DATA LINES =>
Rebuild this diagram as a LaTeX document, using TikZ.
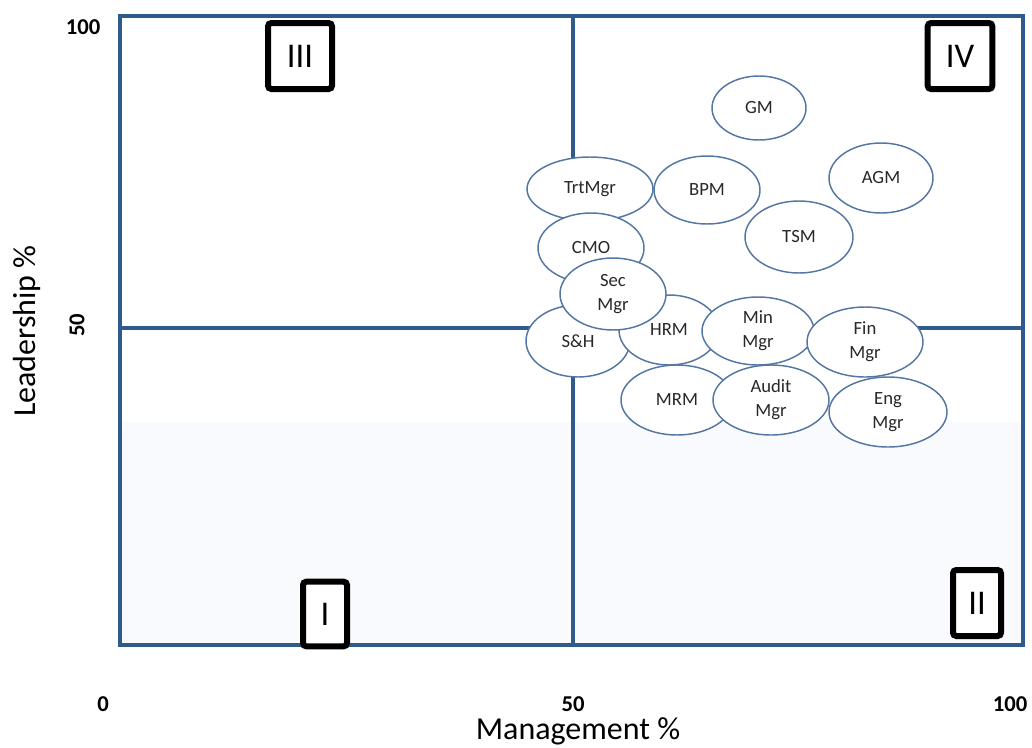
\documentclass[tikz,border=0pt]{standalone}
\usepackage{fontspec}
\setmainfont{Carlito}
\usetikzlibrary{shapes.geometric}
\definecolor{gridblue}{RGB}{46,90,140}
\definecolor{ovalblue}{RGB}{84,118,163}
\definecolor{ovaltext}{RGB}{40,40,40}
\definecolor{lowtint}{RGB}{248,250,253}
\begin{document}
\begin{tikzpicture}[x=0.75pt,y=-0.75pt,
  role/.style={ellipse, draw=ovalblue, line width=1.1pt, fill=white, inner sep=0pt,
    text=ovaltext, font=\fontsize{14}{18}\selectfont, align=center},
  quad/.style={draw=black, line width=4.5pt, rounded corners=2.5pt, fill=white,
    inner sep=0pt, font=\fontsize{26}{28}\selectfont},
  tick/.style={font=\bfseries\fontsize{17}{19}\selectfont},
  axis/.style={font=\fontsize{24}{26}\selectfont}]
\useasboundingbox (0,0) rectangle (1032,747);

% plot area with grid lines
\fill[lowtint] (120,422) rectangle (1023,645);
\coordinate (tl) at (120,16);
\coordinate (br) at (1023,645);
\coordinate (mt) at (573,16);
\coordinate (mb) at (573,645);
\coordinate (ml) at (120,328);
\coordinate (mr) at (1023,328);
\draw[gridblue, line width=2.6pt] (mt) -- (mb);
\draw[gridblue, line width=2.6pt] (ml) -- (mr);
\draw[gridblue, line width=3pt] (tl) rectangle (br);

% tick labels
\node[tick] (y100) at (83,27) {100};
\node[tick, rotate=90] (y50) at (77,325) {50};
\node[tick] (x0) at (103,704) {0};
\node[tick] (x50) at (573,704) {50};
\node[tick] (x100) at (1010,704) {100};

% axis titles
\node[axis, anchor=base] (xlab) at (578,739) {Management \%};
\node[axis, rotate=90] (ylab) at (27,331) {Leadership \%};

% quadrant markers
\node[quad, minimum width=48pt, minimum height=49.5pt] (q3) at (300,56) {III};
\node[quad, minimum width=48.5pt, minimum height=49.5pt] (q4) at (960,56) {IV};
\node[quad, minimum width=33pt, minimum height=48.5pt] (q1) at (325,614) {I};
\node[quad, minimum width=36pt, minimum height=49.5pt] (q2) at (977,603) {II};

% roles
\node[role, minimum width=70.5pt, minimum height=48pt] (gm) at (759,108) {GM};
\node[role, minimum width=78pt, minimum height=52.5pt] (agm) at (881,178) {AGM};
\node[role, minimum width=81pt, minimum height=54pt] (tsm) at (799,237) {TSM};
\node[role, minimum width=94.5pt, minimum height=48pt] (trt) at (590,189) {TrtMgr};
\node[role, minimum width=79.5pt, minimum height=51pt] (bpm) at (707,190) {BPM};
\node[role, minimum width=79.5pt, minimum height=52.5pt] (cmo) at (591,248) {CMO};
\node[role, minimum width=78pt, minimum height=54pt] (sh) at (578,341) {S\&H};
\node[role, minimum width=75pt, minimum height=52.5pt] (hrm) at (669,330) {HRM};
\node[role, minimum width=79.5pt, minimum height=54pt] (sec) at (613,294) {Sec\\Mgr};
\node[role, minimum width=84pt, minimum height=51pt] (min) at (758,331) {Min\\Mgr};
\node[role, minimum width=87pt, minimum height=52.5pt] (fin) at (865,342) {Fin\\Mgr};
\node[role, minimum width=84pt, minimum height=52.5pt] (mrm) at (677,400) {MRM};
\node[role, minimum width=87pt, minimum height=52.5pt] (aud) at (771,400) {Audit\\Mgr};
\node[role, minimum width=88.5pt, minimum height=52.5pt] (eng) at (888,412) {Eng\\Mgr};
\end{tikzpicture}
\end{document}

WHAT YOU NEED TO DO =>
Repeat the data exactly, excluding the pictures.

SOLUTION TO THIS PROBLEM =>
Rebuild this diagram as a LaTeX document, using TikZ.
\documentclass[tikz,border=0pt]{standalone}
\usepackage{fontspec}
\setmainfont{Carlito}
\usetikzlibrary{shapes.geometric}
\definecolor{gridblue}{RGB}{46,90,140}
\definecolor{ovalblue}{RGB}{84,118,163}
\definecolor{ovaltext}{RGB}{40,40,40}
\definecolor{lowtint}{RGB}{248,250,253}
\begin{document}
\begin{tikzpicture}[x=0.75pt,y=-0.75pt,
  role/.style={ellipse, draw=ovalblue, line width=1.1pt, fill=white, inner sep=0pt,
    text=ovaltext, font=\fontsize{14}{18}\selectfont, align=center},
  quad/.style={draw=black, line width=4.5pt, rounded corners=2.5pt, fill=white,
    inner sep=0pt, font=\fontsize{26}{28}\selectfont},
  tick/.style={font=\bfseries\fontsize{17}{19}\selectfont},
  axis/.style={font=\fontsize{24}{26}\selectfont}]
\useasboundingbox (0,0) rectangle (1032,747);

% plot area with grid lines
\fill[lowtint] (120,422) rectangle (1023,645);
\coordinate (tl) at (120,16);
\coordinate (br) at (1023,645);
\coordinate (mt) at (573,16);
\coordinate (mb) at (573,645);
\coordinate (ml) at (120,328);
\coordinate (mr) at (1023,328);
\draw[gridblue, line width=2.6pt] (mt) -- (mb);
\draw[gridblue, line width=2.6pt] (ml) -- (mr);
\draw[gridblue, line width=3pt] (tl) rectangle (br);

% tick labels
\node[tick] (y100) at (83,27) {100};
\node[tick, rotate=90] (y50) at (77,325) {50};
\node[tick] (x0) at (103,704) {0};
\node[tick] (x50) at (573,704) {50};
\node[tick] (x100) at (1010,704) {100};

% axis titles
\node[axis, anchor=base] (xlab) at (578,739) {Management \%};
\node[axis, rotate=90] (ylab) at (27,331) {Leadership \%};

% quadrant markers
\node[quad, minimum width=48pt, minimum height=49.5pt] (q3) at (300,56) {III};
\node[quad, minimum width=48.5pt, minimum height=49.5pt] (q4) at (960,56) {IV};
\node[quad, minimum width=33pt, minimum height=48.5pt] (q1) at (325,614) {I};
\node[quad, minimum width=36pt, minimum height=49.5pt] (q2) at (977,603) {II};

% roles
\node[role, minimum width=70.5pt, minimum height=48pt] (gm) at (759,108) {GM};
\node[role, minimum width=78pt, minimum height=52.5pt] (agm) at (881,178) {AGM};
\node[role, minimum width=81pt, minimum height=54pt] (tsm) at (799,237) {TSM};
\node[role, minimum width=94.5pt, minimum height=48pt] (trt) at (590,189) {TrtMgr};
\node[role, minimum width=79.5pt, minimum height=51pt] (bpm) at (707,190) {BPM};
\node[role, minimum width=79.5pt, minimum height=52.5pt] (cmo) at (591,248) {CMO};
\node[role, minimum width=78pt, minimum height=54pt] (sh) at (578,341) {S\&H};
\node[role, minimum width=75pt, minimum height=52.5pt] (hrm) at (669,330) {HRM};
\node[role, minimum width=79.5pt, minimum height=54pt] (sec) at (613,294) {Sec\\Mgr};
\node[role, minimum width=84pt, minimum height=51pt] (min) at (758,331) {Min\\Mgr};
\node[role, minimum width=87pt, minimum height=52.5pt] (fin) at (865,342) {Fin\\Mgr};
\node[role, minimum width=84pt, minimum height=52.5pt] (mrm) at (677,400) {MRM};
\node[role, minimum width=87pt, minimum height=52.5pt] (aud) at (771,400) {Audit\\Mgr};
\node[role, minimum width=88.5pt, minimum height=52.5pt] (eng) at (888,412) {Eng\\Mgr};
\end{tikzpicture}
\end{document}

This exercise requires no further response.